Случались с нами и приключения, но, пожалуй, мы сами придумывали их. Однажды в жаркий день, когда мы направлялись к Мейдстону, дьявол внушил нам ненависть к имбирному лимонаду, и мы изрядно одурманили себя элем. В те дни наши юные головы были так забиты легендами о диком Западе, что мы загорелись желанием обзавестись пистолетами. Вскоре молодой Рутс из Хайбэри появился с револьвером и патронами, и как-то в праздничный день мы, шестеро смелых, решили уйти, чтобы зажить свободной, дикой жизнью. От первого выстрела, произведенного в старой шахте в Чизлстеде, у нас едва не лопнули барабанные перепонки; наш второй выстрел прозвучал около Пикторн Грина, в лесу, где росло множество примул. Со страху я поднял фальшивую тревогу, крикнув: «Сторож!» — и мы без оглядки мчались целую милю. После этого на большой дороге близ Чизлстеда Рутс неожиданно выстрелил в фазана, но когда молодой Баркер напугал Рутса своими россказнями о том, как строго закон карает браконьерство, мы спрятали пистолет в высохшей канаве за школьным огородом. Впрочем, уже на следующий день мы извлекли револьвер из тайника и, не обращая внимания на ржавчину в стволе и набившуюся туда грязь, попытались убить кролика, пробегавшего в трехстах ярдах от нас. Угодив в нарытую кротом кучку земли в нескольких шагах от себя. Рутс превратил ее в облачко пыли, обжег себе пальцы и опалил лицо. После этого мы и в руки не брали оружие, проявившее столь странную склонность поражать самого стрелка.

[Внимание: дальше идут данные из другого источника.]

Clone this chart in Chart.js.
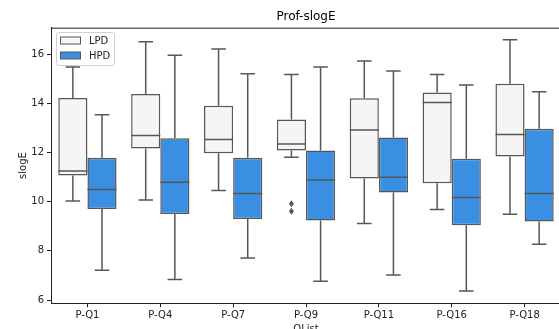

Одним из наших любимых развлечений были перебранки с проезжими на Гудхерстской дороге. Не изгладились у меня из памяти также дни, когда в меловых шахтах за деревней я превращался в белое пугало, а затем в результате купания в костюме Адама в речушке, которая бежала через хиксонские луга, в компаний с тремя другими адамитами и со стариной Юартом во главе заболевал желтухой.
О эти вольные, чудесные дни! Чем они были для нас! Как много они нам давали! В ту пору все ручьи текли из неведомых тогда еще «источников Нила», все заросли превращались в индийские джунгли, а нашу лучшую игру — я заявляю об этом с гордостью — изобрел я. Мы нашли лес, где надписи на щитах гласили: «Посторонним ходить воспрещается»; и вот здесь через весь лес мы проводили «отступление десяти тысяч», мужественно продираясь через заросли крапивы, а когда выходили к «морю», иначе к большой дороге, то, к изумлению прохожих и проезжих, преклоняли колена и начинали рыдать от радости, как об этом говорилось в книгах. Обычно я играл роль знаменитого полководца Ксено-о-фонта. Обратите внимание, как протяжно произношу я звук «о», так я произношу все классические имена. Со-крат рифмуется у меня со «сто крат», и я все еще придерживаюсь этого милого мне старого неправильного произношения, за исключением тех случаев, когда меня парализует холодный взгляд какого-нибудь педанта. Мое кратковременное бултыхание в латыни в те дни, когда я был аптекарем, не смыло этой привычки.